This week’s Torah portion is called Shemini (“eighth”), which refers to the day after the seven days of training for the Kohanim (priests) before the inauguration of the Mishkan (Tabernacle). Until the eighth day, G‑d’s presence did not fill the Mishkan, and the G‑dly fire didn’t descend onto the altar.

What is it about the eighth that makes all the difference?

In nature, we find seven to be common. There are seven days of the week, seven years to our agricultural cycle. Kabbalah teaches that there are seven building blocks of creation, consisting of six emotional attributes, and the seventh, Malchut, which amplifies these attributes (note the parallel to the six days of the week and Shabbat).

We also find that music has seven notes, A through G. We even are told that King David had a lyre that had seven strings.

All these sevens are meant to bring to the eighth. What is the eighth?

The eighth is our true essence; it is our ability to transcend nature and connect with the part of ourselves that is above nature, our neshamah (soul). The neshamah is a part of G‑d, and when we rise above nature, we feel our essential bond with Him.

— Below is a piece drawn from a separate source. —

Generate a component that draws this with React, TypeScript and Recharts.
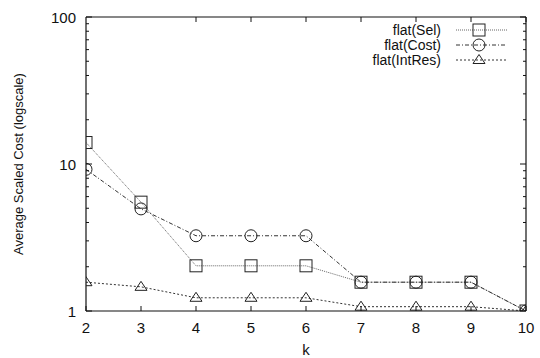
import React from 'react';
import { ComposedChart, Line, XAxis, YAxis } from 'recharts';

// k values on the x axis
const kValues = [2, 3, 4, 5, 6, 7, 8, 9, 10];

// average scaled cost per strategy
const selValues = [14, 5.5, 2.03, 2.03, 2.03, 1.57, 1.57, 1.57, 1.0];
const costValues = [9.2, 4.95, 3.25, 3.25, 3.25, 1.57, 1.57, 1.57, 1.0];
const intResValues = [1.57, 1.46, 1.23, 1.23, 1.23, 1.07, 1.07, 1.07, 1.0];

// log axis ticks: labelled decades plus minor ticks
const yMajorTicks = [1, 10, 100];
const yAllTicks = [1, 2, 3, 4, 5, 6, 7, 8, 9, 10, 20, 30, 40, 50, 60, 70, 80, 90, 100];

const W = 540;
const H = 358;
const FONT = '"Liberation Sans", Arial, Helvetica, sans-serif';
const INK = '#111';

type MarkerKind = 'square' | 'circle' | 'triangle';

const seriesDefs: { key: string; name: string; dash: string; stroke: string; marker: MarkerKind }[] = [
  { key: 'sel', name: 'flat(Sel)', dash: '1 1', stroke: '#666', marker: 'square' },
  { key: 'cost', name: 'flat(Cost)', dash: '4 2 1 2', stroke: '#333', marker: 'circle' },
  { key: 'intres', name: 'flat(IntRes)', dash: '2 2', stroke: '#333', marker: 'triangle' },
];

const data = kValues.map((k, i) => ({
  k,
  sel: selValues[i],
  cost: costValues[i],
  intres: intResValues[i],
}));

function Marker({ kind, cx, cy }: { kind: MarkerKind; cx: number; cy: number }) {
  const s = '#222';
  if (kind === 'square') {
    return <rect x={cx - 6} y={cy - 6} width={12} height={12} fill="none" stroke={s} strokeWidth={1} />;
  }
  if (kind === 'circle') {
    return <circle cx={cx} cy={cy} r={6} fill="none" stroke={s} strokeWidth={1} />;
  }
  return (
    <polygon
      points={`${cx},${cy - 5.5} ${cx - 6},${cy + 3.5} ${cx + 6},${cy + 3.5}`}
      fill="none"
      stroke={s}
      strokeWidth={1}
    />
  );
}

const makeDot = (kind: MarkerKind) => (props: any) => {
  const { cx, cy, index } = props;
  if (cx == null || cy == null) return <g key={`m-${kind}-${index}`} />;
  return (
    <g key={`m-${kind}-${index}`}>
      <Marker kind={kind} cx={cx} cy={cy} />
    </g>
  );
};

// ticks drawn inward from the frame, labels outside
const LeftTick = (props: any) => {
  const { x, y, payload } = props;
  const major = yMajorTicks.includes(payload.value);
  return (
    <g>
      <line x1={x} y1={y} x2={x + (major ? 6 : 3)} y2={y} stroke={INK} strokeWidth={1} />
      {major && (
        <text x={x - 10} y={y} textAnchor="end" dominantBaseline="central" fontSize={15} fontFamily={FONT} fill={INK}>
          {payload.value}
        </text>
      )}
    </g>
  );
};

const RightTick = (props: any) => {
  const { x, y, payload } = props;
  const major = yMajorTicks.includes(payload.value);
  return <line x1={x} y1={y} x2={x - (major ? 6 : 3)} y2={y} stroke={INK} strokeWidth={1} />;
};

const BottomTick = (props: any) => {
  const { x, y, payload } = props;
  return (
    <g>
      <line x1={x} y1={y} x2={x} y2={y - 5} stroke={INK} strokeWidth={1} />
      <text x={x} y={y + 16} textAnchor="middle" dominantBaseline="central" fontSize={15} fontFamily={FONT} fill={INK}>
        {payload.value}
      </text>
    </g>
  );
};

const TopTick = (props: any) => {
  const { x, y } = props;
  return <line x1={x} y1={y} x2={x} y2={y + 5} stroke={INK} strokeWidth={1} />;
};

function LegendOverlay() {
  const textRight = 441;
  const lineStart = 456;
  const lineEnd = 507;
  const markerX = 479;
  const rows = [30, 45, 60];
  return (
    <svg width={W} height={H} style={{ position: 'absolute', left: 0, top: 0, pointerEvents: 'none' }}>
      {seriesDefs.map((s, i) => (
        <g key={s.key}>
          <text
            x={textRight}
            y={rows[i]}
            textAnchor="end"
            dominantBaseline="central"
            fontSize={14}
            fontFamily={FONT}
            fill={INK}
          >
            {s.name}
          </text>
          <line x1={lineStart} y1={rows[i]} x2={lineEnd} y2={rows[i]} stroke={s.stroke} strokeDasharray={s.dash} />
          <Marker kind={s.marker} cx={markerX} cy={rows[i]} />
        </g>
      ))}
    </svg>
  );
}

export default function App() {
  return (
    <div style={{ position: 'absolute', left: 0, top: 0, width: W, height: H, background: '#fff' }}>
      <ComposedChart width={W} height={H} data={data} margin={{ top: 0, right: 0, bottom: 0, left: 0 }}>
        <XAxis
          xAxisId="bottom"
          dataKey="k"
          type="number"
          domain={[2, 10]}
          ticks={kValues}
          interval={0}
          height={47}
          tickSize={0}
          tickMargin={0}
          tickLine={false}
          tick={BottomTick}
          axisLine={{ stroke: INK, strokeWidth: 1.2 }}
          allowDataOverflow
          label={{ value: 'k', position: 'insideBottom', offset: 3, fontSize: 15, fontFamily: FONT, fill: INK }}
        />
        <XAxis
          xAxisId="top"
          orientation="top"
          type="number"
          domain={[2, 10]}
          ticks={kValues}
          interval={0}
          height={17}
          tickSize={0}
          tickMargin={0}
          tickLine={false}
          tick={TopTick}
          axisLine={{ stroke: INK, strokeWidth: 1.2 }}
          allowDataOverflow
        />
        <YAxis
          yAxisId="left"
          scale="log"
          domain={[1, 100]}
          ticks={yAllTicks}
          interval={0}
          width={86}
          tickSize={0}
          tickMargin={0}
          tickLine={false}
          tick={LeftTick}
          axisLine={{ stroke: INK, strokeWidth: 1.2 }}
          allowDataOverflow
          label={{
            value: 'Average Scaled Cost (logscale)',
            angle: -90,
            position: 'insideLeft',
            offset: 18,
            fontSize: 13,
            fontFamily: FONT,
            fill: INK,
            style: { textAnchor: 'middle' },
          }}
        />
        <YAxis
          yAxisId="right"
          orientation="right"
          scale="log"
          domain={[1, 100]}
          ticks={yAllTicks}
          interval={0}
          width={14}
          tickSize={0}
          tickMargin={0}
          tickLine={false}
          tick={RightTick}
          axisLine={{ stroke: INK, strokeWidth: 1.2 }}
          allowDataOverflow
        />
        {seriesDefs.map((s) => (
          <Line
            key={s.key}
            xAxisId="bottom"
            yAxisId="left"
            type="linear"
            dataKey={s.key}
            name={s.name}
            stroke={s.stroke}
            strokeWidth={1}
            strokeDasharray={s.dash}
            dot={makeDot(s.marker)}
            activeDot={false}
            isAnimationActive={false}
          />
        ))}
      </ComposedChart>
      <LegendOverlay />
    </div>
  );
}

The seven days of training brought them to the eighth day, on which G‑d’s presence re-entered the Jewish community. This is because we once again found our way above our physical selves and revealed our oneness with G‑d.

Music has the ability to move us. Music is the language of the soul. The right music will uplift you and bring you closer to G‑d.

Several years ago, while going through a rough patch, I wrote a song asking G‑d to shine a little light and brighten what seemed to be a darkness I could not overcome. Later, I realized that there is no darkness that cannot be overcome. All I needed to do is dig deep inside and find the light inside me—my beautiful neshamah—and let it shine on myself and others. Writing the song uplifted me.

Once again, my family and I found ourselves in a dark situation when G‑d gifted me with ALS. Every day seemed worse than the one before, as I was getting weaker each day. Then my daughter, Fruma, found the song, which I recorded on a cell phone. Once again, it was there to lift me up.

When my friend Chaim Marcus heard the song, he felt that the world should hear it. Gathering some of the greatest talent together, he produced this song, sparing nothing to make sure it was perfect—and it is. We are so thankful to all of those who put their talents and hearts into this project. Without you, it would still be just a little light.

It lifted me up, and I hope the song lifts you up as well.